From a fan-interest standpoint, this has been a disastrous Pistons season. Cunningham, the 2021 No. 1 overall pick, won’t play again until next fall, and the teamis on pace for a fourth straight season with fewer than 24 wins. Although there have been encouraging signs — Killian Hayes and Isaiah Stewart are enjoying their best seasons, for example — this clearly won’t be the season of growth many hoped and expected.

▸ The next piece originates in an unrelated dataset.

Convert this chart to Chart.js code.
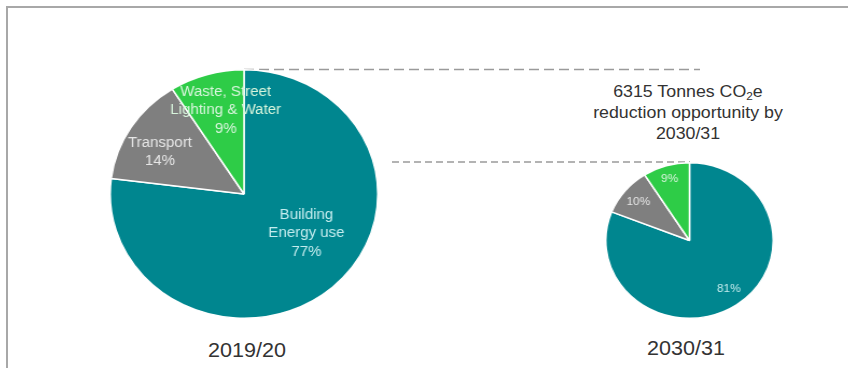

But from an overall rebuilding standpoint, things are still largely fine. That’s not to say the front office is happy the team is losing, but there are much worse fates than being a bad team with a promising young core ahead of a draft that could be transformational. French big man Victor Wembanyama and electric G League guard Scoot Henderson are expected to be the top two picks, and both carry franchise player potential. Wembanyama is considered by many around the league to be one of the best prospects in league history, and Henderson is an elite prospect in his own right.

The Pistons are also in great financial shape, largely thanks to the rebuild. Most of their roster is on rookie or inexpensive deals. Bogdanovic and Burks have team-friendly contracts that can be easily moved. They’ll be among the league leaders in cap space this summer, positioning them to be a significant contender in free agency and the trade market.

Detroit owes a protected first-round pick to the New York Knicks, thanks to their 2020 trade that landed Stewart from the Houston Rockets (the pick has since changed hands a few times). The pick is protected 1-18 in 2023 and 2024, and holds protections through 2027. NBA rules prevents teams from lacking their own first-round picks in consecutive seasons, meaning the Pistons cannot trade their 2023 first-rounder until after the draft. (They would essentially pick a player for another team if a deal was agreed upon before or during the draft.)

If the Pistons were to end up with a less desirable selection outside the top two, they could negotiate a trade for a proven player in June and then execute the trade after the draft, when the new league year begins, therefore bypassing the rule. That flexibility is another reason why it makes more sense for them to hold onto their assets in February and have all of their chips at their disposal this offseason.

Weaver’s 2½ years as GM have been highlighted by his eagerness to make big trades. This time around, he has plenty of reasons not to. There are still smaller deals that make sense. Noel, who has only appeared in six games this season, is one veteran who isn’t factoring into long-term plans.

But to borrow a phrase Weaver used ahead of the 2021 trade deadline: Don’t expect any fireworks.